- [Short problem] Retype, with no alterations, every line between the one containing "Write the matplotlib code for this chart." and the one containing "plt.rcParams['font.family'] = ['Noto", counting both of those lines too. Pictures are to be left out.

- [Listed entries]

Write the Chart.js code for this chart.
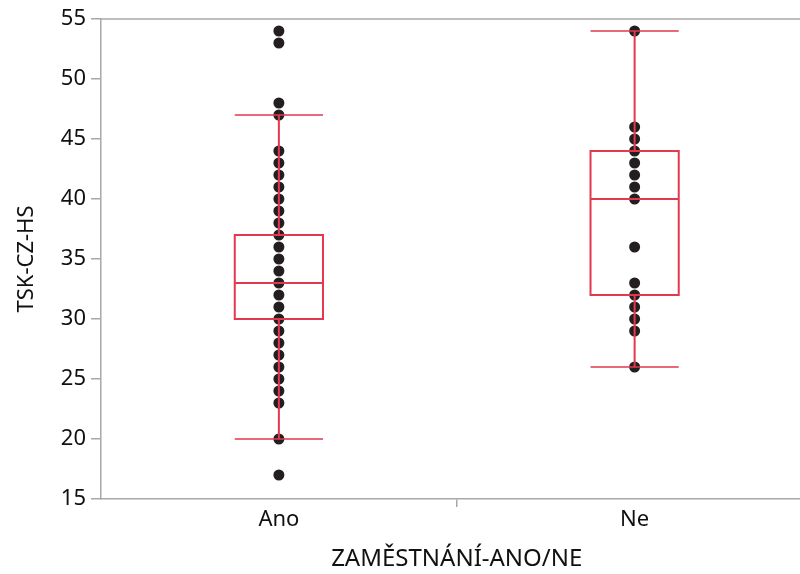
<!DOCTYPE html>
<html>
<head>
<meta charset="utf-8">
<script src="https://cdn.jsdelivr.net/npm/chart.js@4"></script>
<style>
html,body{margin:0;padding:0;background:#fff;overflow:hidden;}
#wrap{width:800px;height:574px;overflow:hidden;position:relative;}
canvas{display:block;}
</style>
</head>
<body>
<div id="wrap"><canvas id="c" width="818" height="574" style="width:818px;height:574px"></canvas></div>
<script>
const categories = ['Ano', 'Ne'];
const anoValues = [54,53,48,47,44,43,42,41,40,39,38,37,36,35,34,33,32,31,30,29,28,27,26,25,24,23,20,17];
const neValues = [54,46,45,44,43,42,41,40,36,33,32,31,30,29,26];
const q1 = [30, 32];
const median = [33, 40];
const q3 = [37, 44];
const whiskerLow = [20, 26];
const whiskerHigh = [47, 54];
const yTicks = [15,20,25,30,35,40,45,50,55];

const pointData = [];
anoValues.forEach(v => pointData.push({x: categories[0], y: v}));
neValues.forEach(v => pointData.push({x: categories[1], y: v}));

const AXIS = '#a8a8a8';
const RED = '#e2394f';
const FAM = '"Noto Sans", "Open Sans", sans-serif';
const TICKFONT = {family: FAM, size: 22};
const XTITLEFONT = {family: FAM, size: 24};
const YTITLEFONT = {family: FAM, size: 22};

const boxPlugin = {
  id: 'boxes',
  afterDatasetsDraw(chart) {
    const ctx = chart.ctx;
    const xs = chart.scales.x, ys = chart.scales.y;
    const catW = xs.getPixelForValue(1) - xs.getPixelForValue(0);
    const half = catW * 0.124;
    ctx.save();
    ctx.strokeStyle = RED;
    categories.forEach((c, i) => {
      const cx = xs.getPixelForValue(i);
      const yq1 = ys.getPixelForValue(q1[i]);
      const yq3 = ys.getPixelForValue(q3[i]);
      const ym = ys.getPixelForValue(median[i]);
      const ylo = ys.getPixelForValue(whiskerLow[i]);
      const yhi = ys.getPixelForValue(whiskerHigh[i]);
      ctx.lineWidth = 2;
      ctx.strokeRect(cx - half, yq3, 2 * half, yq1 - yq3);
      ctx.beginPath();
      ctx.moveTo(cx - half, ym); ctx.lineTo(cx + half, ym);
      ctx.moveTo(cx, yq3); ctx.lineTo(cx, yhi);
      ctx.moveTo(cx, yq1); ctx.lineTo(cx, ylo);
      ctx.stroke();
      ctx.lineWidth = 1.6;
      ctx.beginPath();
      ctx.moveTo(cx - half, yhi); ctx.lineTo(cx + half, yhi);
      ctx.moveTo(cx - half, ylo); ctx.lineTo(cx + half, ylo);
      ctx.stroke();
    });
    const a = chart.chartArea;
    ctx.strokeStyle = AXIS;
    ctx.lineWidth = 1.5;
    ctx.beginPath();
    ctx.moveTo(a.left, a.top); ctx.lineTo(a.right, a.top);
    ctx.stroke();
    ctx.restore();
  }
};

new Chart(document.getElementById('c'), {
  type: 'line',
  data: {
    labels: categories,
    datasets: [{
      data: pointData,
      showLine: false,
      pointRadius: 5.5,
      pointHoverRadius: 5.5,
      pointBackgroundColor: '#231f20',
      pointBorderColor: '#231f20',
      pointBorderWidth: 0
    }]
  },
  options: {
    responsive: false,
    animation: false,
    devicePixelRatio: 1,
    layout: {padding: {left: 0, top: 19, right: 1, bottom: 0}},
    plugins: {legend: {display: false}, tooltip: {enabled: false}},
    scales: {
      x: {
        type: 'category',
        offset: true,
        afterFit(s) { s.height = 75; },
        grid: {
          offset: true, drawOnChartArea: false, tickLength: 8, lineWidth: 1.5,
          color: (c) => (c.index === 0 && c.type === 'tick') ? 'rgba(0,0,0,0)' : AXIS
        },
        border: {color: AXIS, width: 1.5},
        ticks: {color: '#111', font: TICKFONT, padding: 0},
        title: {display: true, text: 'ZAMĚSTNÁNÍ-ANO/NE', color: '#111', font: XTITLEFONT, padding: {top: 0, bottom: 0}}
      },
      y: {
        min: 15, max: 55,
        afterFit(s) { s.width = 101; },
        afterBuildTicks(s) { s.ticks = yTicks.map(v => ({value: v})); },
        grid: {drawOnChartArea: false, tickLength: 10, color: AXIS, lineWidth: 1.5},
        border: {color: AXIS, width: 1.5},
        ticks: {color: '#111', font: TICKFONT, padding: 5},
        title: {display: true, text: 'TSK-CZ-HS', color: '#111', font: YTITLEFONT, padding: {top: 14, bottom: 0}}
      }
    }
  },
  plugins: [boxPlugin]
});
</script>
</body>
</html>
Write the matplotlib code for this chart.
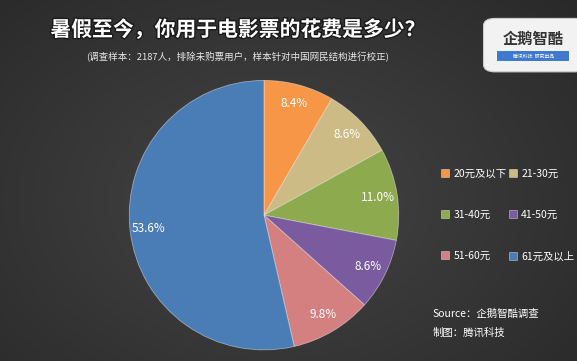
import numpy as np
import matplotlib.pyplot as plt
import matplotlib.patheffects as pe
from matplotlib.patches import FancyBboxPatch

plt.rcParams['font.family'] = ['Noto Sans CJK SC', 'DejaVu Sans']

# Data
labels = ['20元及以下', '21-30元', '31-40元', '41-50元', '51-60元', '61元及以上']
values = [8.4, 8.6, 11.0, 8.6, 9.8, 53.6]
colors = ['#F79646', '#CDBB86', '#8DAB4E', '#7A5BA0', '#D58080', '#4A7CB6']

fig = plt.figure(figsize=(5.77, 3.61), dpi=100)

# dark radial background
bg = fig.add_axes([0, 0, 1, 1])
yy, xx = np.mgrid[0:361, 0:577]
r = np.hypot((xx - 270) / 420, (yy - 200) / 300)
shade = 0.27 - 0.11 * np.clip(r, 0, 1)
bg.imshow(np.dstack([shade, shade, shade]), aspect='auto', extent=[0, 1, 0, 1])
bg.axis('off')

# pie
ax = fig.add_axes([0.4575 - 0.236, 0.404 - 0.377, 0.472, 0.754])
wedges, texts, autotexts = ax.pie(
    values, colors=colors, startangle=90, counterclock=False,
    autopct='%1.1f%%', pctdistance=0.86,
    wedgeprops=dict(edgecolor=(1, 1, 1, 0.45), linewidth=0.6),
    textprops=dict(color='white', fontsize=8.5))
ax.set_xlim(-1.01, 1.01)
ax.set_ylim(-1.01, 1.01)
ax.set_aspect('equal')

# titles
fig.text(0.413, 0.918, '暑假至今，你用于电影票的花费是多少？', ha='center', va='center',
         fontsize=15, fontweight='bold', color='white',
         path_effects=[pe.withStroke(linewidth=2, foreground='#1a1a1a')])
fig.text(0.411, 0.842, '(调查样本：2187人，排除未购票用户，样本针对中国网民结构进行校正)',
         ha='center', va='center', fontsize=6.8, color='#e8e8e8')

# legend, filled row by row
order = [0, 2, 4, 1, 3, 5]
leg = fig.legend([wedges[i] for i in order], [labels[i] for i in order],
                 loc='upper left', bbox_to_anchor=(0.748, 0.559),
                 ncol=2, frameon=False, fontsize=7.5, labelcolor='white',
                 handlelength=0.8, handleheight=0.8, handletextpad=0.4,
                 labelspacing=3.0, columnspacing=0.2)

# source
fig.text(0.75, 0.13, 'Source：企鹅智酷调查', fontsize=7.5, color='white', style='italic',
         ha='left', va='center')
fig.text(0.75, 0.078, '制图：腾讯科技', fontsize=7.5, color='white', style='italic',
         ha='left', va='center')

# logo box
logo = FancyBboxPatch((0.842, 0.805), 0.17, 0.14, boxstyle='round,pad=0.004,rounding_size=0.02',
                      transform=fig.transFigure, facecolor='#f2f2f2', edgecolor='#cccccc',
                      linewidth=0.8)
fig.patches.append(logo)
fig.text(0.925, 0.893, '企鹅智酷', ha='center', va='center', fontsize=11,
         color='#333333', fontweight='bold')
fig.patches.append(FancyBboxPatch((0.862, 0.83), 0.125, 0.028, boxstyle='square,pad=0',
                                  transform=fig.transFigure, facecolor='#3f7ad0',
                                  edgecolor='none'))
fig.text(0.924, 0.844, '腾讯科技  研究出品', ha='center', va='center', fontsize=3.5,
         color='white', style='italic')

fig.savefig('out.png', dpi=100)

- [Written reply]
Write the matplotlib code for this chart.
import numpy as np
import matplotlib.pyplot as plt
import matplotlib.patheffects as pe
from matplotlib.patches import FancyBboxPatch

plt.rcParams['font.family'] = ['Noto Sans CJK SC', 'DejaVu Sans']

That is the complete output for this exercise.